Bain: 90% of B2B Buyers Choose Early. Marketplace Often Arrives Too Late.

Bain: 90% of B2B Buyers Choose Early. Marketplace Often Arrives Too Late.

3

min read

Most enterprise buyers choose from the vendors they already had in mind on Day 1 - before the buying process even starts. Yet in many deals sellers introduce Marketplace later, after that shortlist is set.

Most enterprise buyers choose from the vendors they already had in mind on Day 1 - before the buying process even starts. Yet in many deals sellers introduce Marketplace later, after that shortlist is set.

Some of those late deals still close: they give procurement a workable path, let finance use committed cloud spend, and take friction out of the paperwork. But they could do far more.

Bain & Company and LinkedIn surveyed 750 buyers of B2B software like cloud data platforms.

Their finding: winning has two jobs.

  1. Get onto the Day 1 list first.

  2. Then build confidence on the five things buyers actually weigh:

    • meeting current and future needs,

    • value against total cost,

    • whether the choice is safe to defend internally,

    • confidence it will be implemented,

    • and ease of working with you.

The buyers Marketplace teams overlook usually decide the deal

Users and business leaders judge the product.

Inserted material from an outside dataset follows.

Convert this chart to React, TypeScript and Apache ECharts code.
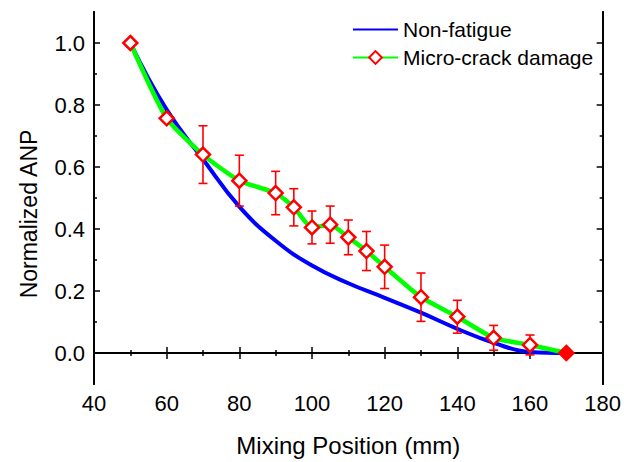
import React, { useEffect, useRef } from "react";
import * as echarts from "echarts";

const crackX = [50, 60, 70, 80, 90, 95, 100, 105, 110, 115, 120, 130, 140, 150, 160, 170];
const crackValues = [1.0, 0.757, 0.64, 0.556, 0.516, 0.47, 0.405, 0.414, 0.373, 0.329, 0.278, 0.18, 0.117, 0.049, 0.026, 0.0];
const crackErrors = [0, 0, 0.093, 0.082, 0.07, 0.06, 0.053, 0.06, 0.056, 0.063, 0.07, 0.078, 0.053, 0.04, 0.032, 0];

const nonFatigueX = [50, 60, 70, 80, 90, 100, 110, 120, 130, 140, 150, 160, 170];
const nonFatigueValues = [1.0, 0.785, 0.625, 0.472, 0.362, 0.282, 0.225, 0.178, 0.13, 0.078, 0.033, 0.003, 0.0];

const yMajorTicks = [0.0, 0.2, 0.4, 0.6, 0.8, 1.0];
const yMinorTicks = [0.1, 0.3, 0.5, 0.7, 0.9];

const FONT = "Liberation Sans";

export default function App() {
  const ref = useRef<HTMLDivElement>(null);
  useEffect(() => {
    if (!ref.current) return;
    const chart = echarts.init(ref.current, null, { renderer: "svg" });
    const axisLine = { show: true, lineStyle: { color: "#000", width: 2 } };
    const baseX = {
      type: "value",
      min: 40,
      max: 180,
      interval: 20,
      axisLine,
      splitLine: { show: false },
      axisTick: { inside: true, length: 6, lineStyle: { color: "#000", width: 1.5 } },
      minorTick: { show: true, splitNumber: 2, length: 3, lineStyle: { color: "#000", width: 1.5 } },
    };
    const baseY = {
      type: "value",
      min: -0.1,
      max: 1.1,
      axisLine,
      splitLine: { show: false },
    };
    const lastIdx = crackX.length - 1;
    const option: any = {
      animation: false,
      backgroundColor: "#fff",
      grid: { left: 94, right: 21, top: 12, bottom: 72 },
      graphic: [
        {
          type: "text",
          x: 29,
          y: 214,
          rotation: Math.PI / 2,
          style: {
            text: "Normalized ANP",
            fontFamily: FONT,
            fontSize: 23,
            fill: "#000",
            align: "center",
            verticalAlign: "middle",
          },
        },
      ],
      legend: {
        orient: "vertical",
        left: 352,
        top: 19,
        padding: 0,
        itemWidth: 45,
        itemHeight: 16,
        itemGap: 7,
        data: [
          { name: "Non-fatigue", itemStyle: { opacity: 0 } },
          { name: "Micro-crack damage" },
        ],
        textStyle: { fontFamily: FONT, fontSize: 21, color: "#000" },
      },
      xAxis: [
        {
          ...baseX,
          position: "bottom",
          name: "Mixing Position (mm)",
          nameLocation: "middle",
          nameGap: 49,
          nameTextStyle: { fontFamily: FONT, fontSize: 24, color: "#000" },
          axisLabel: { fontFamily: FONT, fontSize: 22, color: "#000", margin: 8 },
        },
        {
          ...baseX,
          position: "top",
          axisLabel: { show: false },
        },
      ],
      yAxis: [
        {
          ...baseY,
          position: "left",
          axisTick: {
            inside: true,
            length: 6,
            customValues: yMajorTicks,
            lineStyle: { color: "#000", width: 1.5 },
          },
          axisLabel: {
            fontFamily: FONT,
            fontSize: 22,
            color: "#000",
            margin: 9,
            customValues: yMajorTicks,
            formatter: (v: number) => v.toFixed(1),
          },
        },
        {
          ...baseY,
          position: "left",
          axisTick: {
            inside: true,
            length: 3,
            customValues: yMinorTicks,
            lineStyle: { color: "#000", width: 1.5 },
          },
          axisLabel: { show: false },
        },
        {
          ...baseY,
          position: "right",
          axisTick: {
            inside: true,
            length: 6,
            customValues: yMajorTicks,
            lineStyle: { color: "#000", width: 1.5 },
          },
          axisLabel: { show: false },
        },
        {
          ...baseY,
          position: "right",
          axisTick: {
            inside: true,
            length: 3,
            customValues: yMinorTicks,
            lineStyle: { color: "#000", width: 1.5 },
          },
          axisLabel: { show: false },
        },
      ],
      series: [
        {
          name: "Non-fatigue",
          type: "line",
          xAxisIndex: 0,
          yAxisIndex: 0,
          smooth: 0.45,
          symbol: "none",
          lineStyle: { color: "#0000ff", width: 4 },
          itemStyle: { color: "#0000ff" },
          data: nonFatigueX.map((x, i) => [x, nonFatigueValues[i]]),
          z: 2,
        },
        {
          name: "errors",
          type: "custom",
          xAxisIndex: 0,
          yAxisIndex: 0,
          z: 3,
          data: crackX
            .map((x, i) => [x, crackValues[i] - crackErrors[i], crackValues[i] + crackErrors[i], crackErrors[i]])
            .filter((d) => d[3] > 0),
          renderItem: (params: any, api: any) => {
            const x = api.value(0);
            const lo = api.value(1);
            const hi = api.value(2);
            const top = api.coord([x, hi]);
            const bot = api.coord([x, lo]);
            const w = 4.5;
            const style = { stroke: "#ff0000", lineWidth: 1.6 };
            return {
              type: "group",
              children: [
                { type: "line", shape: { x1: top[0], y1: top[1], x2: bot[0], y2: bot[1] }, style },
                { type: "line", shape: { x1: top[0] - w, y1: top[1], x2: top[0] + w, y2: top[1] }, style },
                { type: "line", shape: { x1: bot[0] - w, y1: bot[1], x2: bot[0] + w, y2: bot[1] }, style },
              ],
            };
          },
        },
        {
          name: "Micro-crack damage",
          type: "line",
          xAxisIndex: 0,
          yAxisIndex: 0,
          smooth: 0.2,
          symbol: "diamond",
          symbolSize: 14,
          lineStyle: { color: "#00ff00", width: 4.5 },
          itemStyle: { color: "#ffffff", borderColor: "#ff0000", borderWidth: 2.5 },
          data: crackX.map((x, i) =>
            i === lastIdx
              ? { value: [x, crackValues[i]], itemStyle: { color: "#ff0000" } }
              : [x, crackValues[i]]
          ),
          z: 4,
        },
      ],
    };
    chart.setOption(option);
    return () => chart.dispose();
  }, []);
  return (
    <div
      ref={ref}
      style={{ position: "absolute", left: 0, top: 0, width: 624, height: 462 }}
    />
  );
}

But procurement, finance, and IT hold roughly 50% of the influence, and their call leans as much on defensibility as on features — they want the safe choice they can justify later.

Each asks a different question, and a Marketplace transaction answers it:

  • Procurement: is there a manageable commercial path?

A familiar buying route, standard workflows, less vendor admin.

  • Finance: can we defend the economics?

Align the purchase to committed cloud spend, consolidate billing, clarify total cost.

  • IT and security: can we deploy this with controlled risk?

Cloud alignment, a named implementation partner, proof from comparable deployments.

  • Executive sponsor: can I stand behind this?

Hyperscaler advocacy, SI support, relevant customer references.

One caveat: A listing alone moves very little in large enterprise deals.

In many cases it’s only the transaction layer. On its own it creates no preference.

It earns its weight as part of a package: a clear customer and cloud outcome, defensible economics, implementation proof, partner validation, and a ready commercial path.

That is what turns Marketplace into part of the reason a buyer chooses you, well before they reach the transaction.

Three lessons for alliance leaders:

  1. Put Marketplace into account planning and discovery for priority accounts, before procurement becomes the trigger

  2. Stop measuring Marketplace only by how fast it closes. Measure it by whether it lifts confidence across the whole committee — especially the hidden buyers your sellers rarely brief

  3. Get your proof early. References, SI partners, and cloud-seller advocacy are what put you on the Day 1 list in the first place. Marketplace then turns that into a yes the committee can defend internally.

When does Marketplace enter your deals — before the shortlist is set, or only when you need a transaction path?